─── SUPPLIED INFORMATION

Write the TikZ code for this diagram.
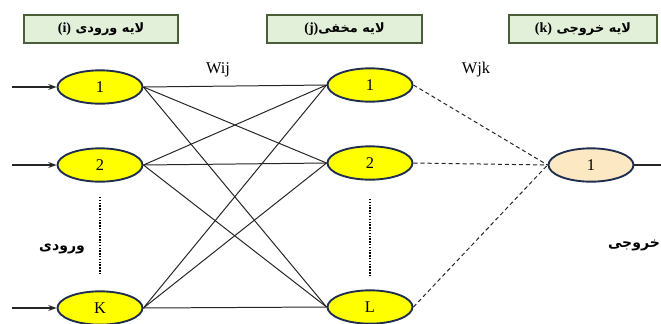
\documentclass[tikz,border=0pt]{standalone}
\usepackage{fontspec}
\setmainfont{Liberation Serif}
\newfontfamily\farsi[Script=Arabic]{DejaVu Sans}
\TeXXeTstate=1
\usetikzlibrary{shapes.geometric,arrows.meta}
\definecolor{nodeyellow}{HTML}{FFFF00}
\definecolor{nodeedge}{HTML}{1F2D4F}
\definecolor{outfill}{HTML}{FCE9C4}
\definecolor{headfill}{HTML}{E2EFD9}
\definecolor{headedge}{HTML}{4A5E3A}
\definecolor{wire}{HTML}{262626}
\newcommand{\lyr}[1]{{\rmfamily\bfseries\fontsize{12}{14}\selectfont #1}}
\tikzset{
  neuron/.style={ellipse, draw=nodeedge, line width=1.6pt, fill=nodeyellow,
    minimum width=2.55cm, minimum height=1.0cm, inner sep=0pt, font=\fontsize{14}{16}\selectfont},
  outneuron/.style={neuron, fill=outfill},
  header/.style={rectangle, draw=headedge, line width=1.8pt, fill=headfill,
    minimum height=0.84cm, inner sep=0pt, font=\farsi\bfseries\fontsize{11}{13}\selectfont},
  wgt/.style={wire, line width=0.85pt},
  dashwgt/.style={wire, line width=0.85pt, dash pattern=on 3.5pt off 2.5pt},
  inarrow/.style={wire, line width=1pt, -{Stealth[length=7pt,width=5pt]}},
  dotcol/.style={line width=1.7pt, dash pattern=on 1.2pt off 1.2pt},
  lbl/.style={font=\fontsize{14}{16}\selectfont},
  farsilbl/.style={font=\farsi\bfseries\fontsize{12}{14}\selectfont}
}
\begin{document}
\begin{tikzpicture}[x=0.03cm,y=-0.03cm]
\useasboundingbox (0,0) rectangle (661,323);

% layer headers
\node[header, minimum width=4.62cm] (hin) at (101,29) {\lyr{(i)} \beginR لایه ورودی\endR};
\node[header, minimum width=4.65cm] (hhid) at (344.5,29) {\lyr{(j)}\beginR لایه مخفی\endR};
\node[header, minimum width=4.44cm] (hout) at (583,29) {\lyr{(k)} \beginR لایه خروجی\endR};

% input layer
\node[neuron] (i1) at (100,87) {1};
\node[neuron] (i2) at (100,165) {2};
\node[neuron] (iK) at (100,308) {K};

% hidden layer
\node[neuron] (h1) at (370,85) {1};
\node[neuron] (h2) at (370,163) {2};
\node[neuron] (hL) at (370,307) {L};

% output layer
\node[outneuron] (o1) at (591,165) {1};

% input arrows
\coordinate (a1) at (12,87);
\coordinate (a2) at (12,165);
\coordinate (aK) at (12,308);
\draw[inarrow] (a1) -- (i1.west);
\draw[inarrow] (a2) -- (i2.west);
\draw[inarrow] (aK) -- (iK.west);

% input-to-hidden weights
\foreach \s in {i1,i2,iK}{
  \foreach \t in {h1,h2,hL}{
    \draw[wgt] (\s.east) -- (\t.west);
  }
}

% hidden-to-output weights
\foreach \s in {h1,h2,hL}{
  \draw[dashwgt] (\s.east) -- (o1.west);
}

% output line
\coordinate (oend) at (661,165);
\draw[wire, line width=1.3pt] (o1.east) -- (oend);

% omitted neurons
\coordinate (d1a) at (100,197);
\coordinate (d1b) at (100,275);
\coordinate (d2a) at (370,199);
\coordinate (d2b) at (370,275);
\draw[dotcol] (d1a) -- (d1b);
\draw[dotcol] (d2a) -- (d2b);

% labels
\node[lbl] (wij) at (218,70) {Wij};
\node[lbl] (wjk) at (476,70) {Wjk};
\node[farsilbl] (lin) at (62,249) {\beginR ورودی\endR};
\node[farsilbl] (lout) at (634,245) {\beginR خروجی\endR};
\end{tikzpicture}
\end{document}
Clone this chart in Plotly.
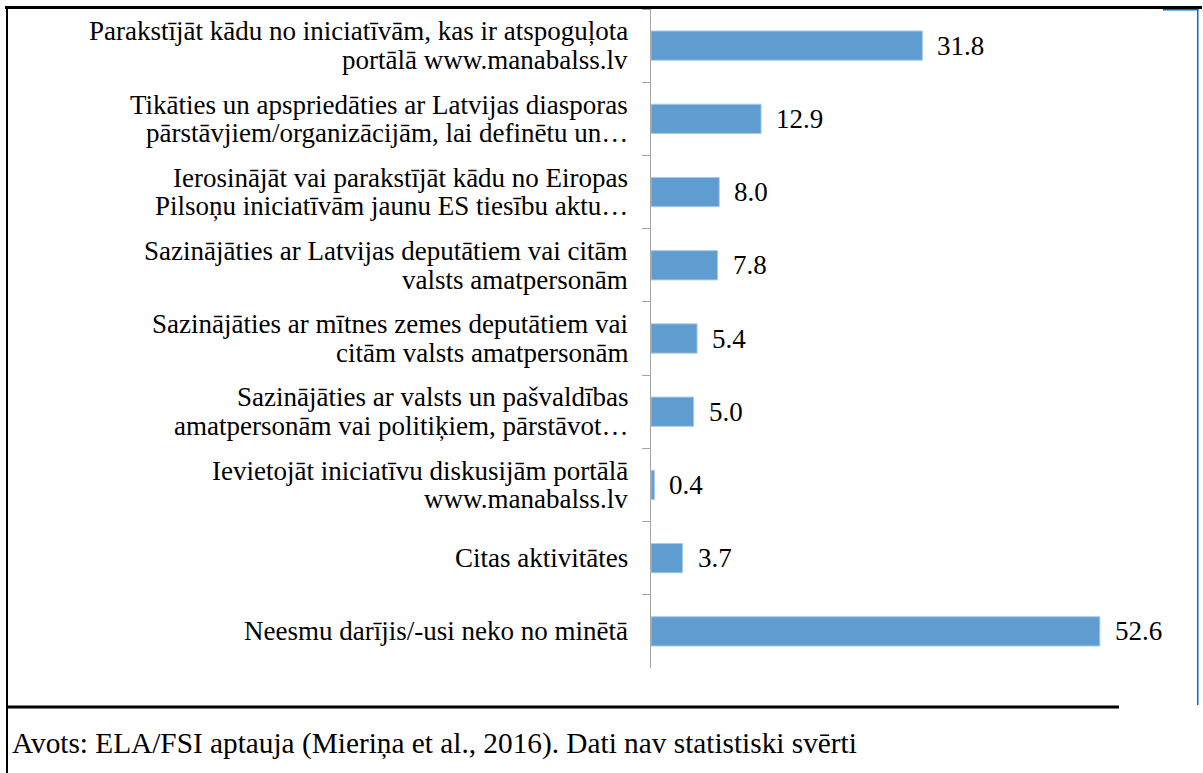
import plotly.graph_objects as go

# survey answers, top to bottom as in the source chart
labels = [
    "Parakstījāt kādu no iniciatīvām, kas ir atspoguļota<br>portālā www.manabalss.lv",
    "Tikāties un apspriedāties ar Latvijas diasporas<br>pārstāvjiem/organizācijām, lai definētu un…",
    "Ierosinājāt vai parakstījāt kādu no Eiropas<br>Pilsoņu iniciatīvām jaunu ES tiesību aktu…",
    "Sazinājāties ar Latvijas deputātiem vai citām<br>valsts amatpersonām",
    "Sazinājāties ar mītnes zemes deputātiem vai<br>citām valsts amatpersonām",
    "Sazinājāties ar valsts un pašvaldības<br>amatpersonām vai politiķiem, pārstāvot…",
    "Ievietojāt iniciatīvu diskusijām portālā<br>www.manabalss.lv",
    "Citas aktivitātes",
    "Neesmu darījis/-usi neko no minētā",
]
values = [31.8, 12.9, 8.0, 7.8, 5.4, 5.0, 0.4, 3.7, 52.6]
source_note = "Avots: ELA/FSI aptauja (Mieriņa et al., 2016). Dati nav statistiski svērti"

W, H = 1203, 773
L, R, T, B = 651, 1163, 9, 668  # plot area in pixels
FONT = "Liberation Serif"
LABEL_SIZE = 27
LINE_GAP = 28.5  # the source sets its two-line labels tighter than plotly's 1.3em


def px(x):
    return (x - L) / (R - L)


def py(y):
    return (B - y) / (B - T)


fig = go.Figure()
fig.add_trace(go.Bar(
    x=values, y=labels, orientation="h",
    marker=dict(color="#5f9dd1", line=dict(color="#a9cbe9", width=1)),
    width=0.4, hoverinfo="x",
))

# category labels, one annotation per text line so the line spacing can match
for lab in labels:
    parts = lab.split("<br>")
    n = len(parts)
    for i, part in enumerate(parts):
        fig.add_annotation(
            x=px(630), xref="paper", y=lab, yref="y", text=part, showarrow=False,
            xanchor="right", yanchor="middle", yshift=(n - 1) / 2 * LINE_GAP - i * LINE_GAP,
            font=dict(family=FONT, size=LABEL_SIZE, color="black"),
        )

for v, lab in zip(values, labels):
    fig.add_annotation(
        x=v, y=lab, text=f"{v:.1f}", showarrow=False,
        xanchor="left", xshift=13, font=dict(family=FONT, size=LABEL_SIZE, color="black"),
    )

fig.add_annotation(
    x=px(10), y=py(743), xref="paper", yref="paper", text=source_note,
    showarrow=False, xanchor="left", yanchor="middle",
    font=dict(family=FONT, size=29.3, color="black"),
)

# frame pieces around the figure, as filled strips (x0, y0, x1, y1, colour)
frame = [
    (6, 6, 8, 773, "black"),
    (7, 705.5, 1119, 708.5, "black"),
    (1163, 9, 1198.5, 10.5, "#0070c0"),
    (1197, 9, 1198.5, 705, "#0070c0"),
]
for x0, y0, x1, y1, col in frame:
    fig.add_shape(type="rect", xref="paper", yref="paper", layer="above",
                  x0=px(x0), y0=py(y1), x1=px(x1), y1=py(y0),
                  fillcolor=col, line=dict(width=0))

# top rule of the frame, as a plain line shape in the layer below the plot
fig.add_shape(type="line", xref="paper", yref="paper", layer="below",
              x0=px(5), x1=px(1202), y0=py(7.5), y1=py(7.5),
              line=dict(color="black", width=3))

fig.update_layout(
    width=W, height=H,
    margin=dict(l=L, r=W - R, t=T, b=H - B, pad=0),
    plot_bgcolor="rgba(0,0,0,0)", paper_bgcolor="white",
    showlegend=False,
    font=dict(family=FONT, size=LABEL_SIZE, color="black"),
    xaxis=dict(range=[0, 60], visible=False, fixedrange=True),
    yaxis=dict(
        autorange="reversed", showline=True, linecolor="#a6a6a6", linewidth=1,
        ticks="outside", tickson="boundaries", ticklen=8, tickcolor="#a6a6a6",
        showgrid=False, showticklabels=False, automargin=False, fixedrange=True,
    ),
)

# the page's default 8px body margin would shift the whole figure
fig.write_html("out.html", config={"displayModeBar": False},
               post_script="document.body.style.margin='0'; window.scrollTo(0, 0);")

──────

-- TASK DIRECTIONS --
Beginning with the line above that contains "Clone this chart in Plotly." and ending with the line that contains "import plotly.graph_objects as go", quote each line exactly, keeping out the pictures.

-- FINAL RESULT --
Clone this chart in Plotly.
import plotly.graph_objects as go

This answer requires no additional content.